Schnüffelkoffer


Wieder mal sind die Tage dahin gegangen, wieder mal wie im Fluge. Man trifft sich nach langer Zeit und nimmt sich fest vor, dieses Mal wird es nicht so lange dauern, bis man sich wieder sieht, nein diesmal nicht. Man tritt den Heimweg an, der Andere bleibt zurück in seiner gewohnten Umgebung, eigentlich schätzt man sich glücklich, hat was man zu Leben braucht und trotzdem, trotzdem fehlt etwas.

Ich bin mir sicher, das geht vielen so, die die Feiertage mit der Familie verbringen konnten, oder mit guten Freunden, die man sonst nicht sieht, weil wir alle in alle Winde verstreut wohnen. Wie gut ist es doch im Zeitalter von Internet zu leben, dank diverser Chatprogramme und Webcams kann man der ferne wohnenden Tante hin und wieder ansichtig werden. Wenn ich mich da an früher erinnere - früher - wie sich das anhört, als sei ich schon uralt :-). Aber ernsthaft, als ich Kind war da wohnte die meisten Familienmitglieder im Umkreis von 20 - 50 km. Da konnte man mal eben bei Oma oder bei der Schwester auftauchen, wenn man sich bei der letzten Familienfeier nicht mal eben richtig in der Wolle hatte. Und selbst wenn, man kann sich ja wieder vertragen. Heute nun wohnen viele weit verstreut, alle an einem Tisch, das gibt’s bei Beerdigungen, oder Hochzeiten. Meistens aber bei Beerdigungen. Ganz früher, ja da schrieb man noch Briefe, lange Briefe. Sehnsüchtig wartete man den Postboten ab, ob nicht einer von einem nahe stehenden Menschen aus der Ferne dabei sei. Dann wurde er aufgerissen und hastig gelesen, noch einmal und noch einmal, dann etwas in Ruhe und schließlich ging man daran zu antworten. Eng beschrieben waren die Seiten, man musste Gewicht sparen, Briefmarken kosten schließlich auch Geld :-). Man gab sich Mühe beim Scheiben alles bildhaft in lebendigen Farben auszumalen, das der Andere eine Vorstellung bekam. Und heute, wenn man nach all den Jahre die alten Briefe, die man wie einen Schatz hütet und mit denen man schon x-Mal umgezogen ist, noch mal liest, dann werden die Erinnerungen wach.

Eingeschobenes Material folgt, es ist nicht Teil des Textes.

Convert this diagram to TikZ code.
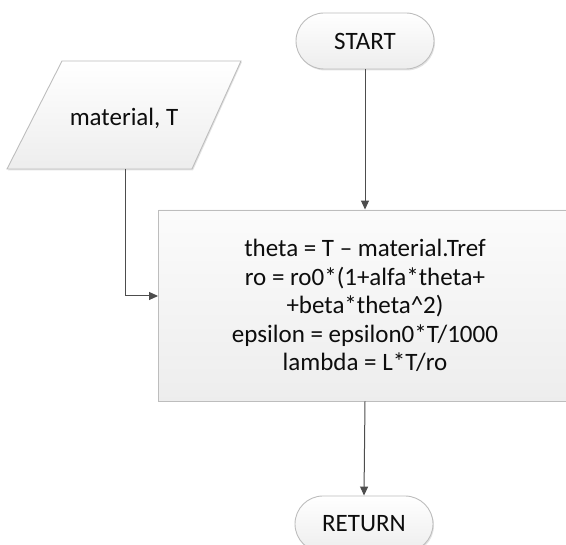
\documentclass[tikz,border=0pt]{standalone}
\usepackage{fontspec}
\setmainfont{Carlito}
\usetikzlibrary{arrows.meta,shadows}
\definecolor{edge}{HTML}{BDBDBD}
\definecolor{wire}{HTML}{4D4D4D}
\definecolor{ink}{HTML}{0D0D0D}
\tikzset{
  shapebase/.style={draw=edge, line width=0.9pt, top color=white, bottom color=gray!14,
    text=ink, font=\fontsize{25}{28.5}\selectfont,
    drop shadow={shadow xshift=1pt, shadow yshift=-1.5pt, fill=gray!35, opacity=0.6}},
  terminal/.style={shapebase, rounded corners=28pt, minimum width=138pt, minimum height=56pt, inner sep=0pt},
  procbox/.style={shapebase, minimum width=413pt, minimum height=191pt, align=center, inner sep=0pt, top color=gray!3, bottom color=gray!14},
  wirestyle/.style={draw=wire, line width=1pt, -{Triangle[length=9pt,width=8pt]}},
  iotext/.style={text=ink, font=\fontsize{25}{28.5}\selectfont}
}
\begin{document}
\begin{tikzpicture}[x=1pt,y=1pt]
\useasboundingbox (0,0) rectangle (566,545);
\clip (0,0) rectangle (566,545);
% input parallelogram
\fill[gray!35, opacity=0.6] (63,483) -- (242,483) -- (193,374.5) -- (8,374.5) -- cycle;
\draw[draw=edge, line width=0.9pt, top color=white, bottom color=gray!14]
  (62,484) -- (241,484) -- (192,376) -- (7,376) -- cycle;
\node[iotext] (inp) at (124,427) {material, T};
\coordinate (pbot) at (125,376);
% start
\node[terminal] (start) at (365,504) {START};
% process
\node[procbox] (proc) at (365,239.5) {theta = T -- material.Tref\\ro = ro0*(1+alfa*theta+\\+beta*theta\textasciicircum2)\\epsilon = epsilon0*T/1000\\lambda = L*T/ro};
% return
\node[terminal] (ret) at (364,21) {RETURN};
% connectors
\draw[wirestyle] (start.south) -- (proc.north);
\draw[wirestyle] (pbot) |- ([yshift=9.5pt]proc.west);
\draw[wirestyle] (proc.south) -- (ret.north);
\end{tikzpicture}
\end{document}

Meine Briefe habe ich in einem uralten Lederkoffer, zusammen mit alten Fotos, einem Haarzopf, ein Stücklein Spitze, einem Schwimmabzeichen, kaum größer als mein Daumennagel, die Einzige, die ich unsportliches Menschenkind jemals bekommen habe. Dazu die Urkunde, faltig, knittrig, alt, ein Stück Geweih, einige alte, nostalgisch anmutenden, selbst gebastelten Anstecker, das Poesiealbum, das heute Freundebuch heißt, geschmückt mit den Poesiealbumbildchen, geprägt, manche noch mit Flitter, eine kleine französische Miniaturflasche Parfüm, ein Stück Seife, uralt schon, immer noch duftend, dank synthetischer Zusätze. So riecht der dunkelblaue Koffer, der den Namen Schnüffelkoffer :-) hat, nach Seife und Krimskrams.

Wahrscheinlich hat jeder seinen Koffer, Kiste oder Schatulle voller Erinnerungen. Ich finde das schön, wie eine eigene kleine Welt voller wundersamer Begebenheiten, die nur für einen selber eine Bedeutung hat. Und da hinein kommt über die Lebensjahre verteilt das eine oder andere Stück hinzu. Omas "Schnüffelkiste" war immer besonders interessant. Ein Spitzentaschentuch, Haarnadeln, ein alter Hornkamm, Knöpfe. Schätze für die Kinder. Geschichten. lieb gewonnen, oft gehört, nie vergessen. So leben die Menschen in unseren Herzen weiter, auch wenn sie schon lang heimgegangen sind. Dieser Tage nun kam wieder ein kleines Etwas in den Schüffelkoffer, eine kleine Kleinigkeit, als Erinnerung an zwei stressige, aber schöne Wochen.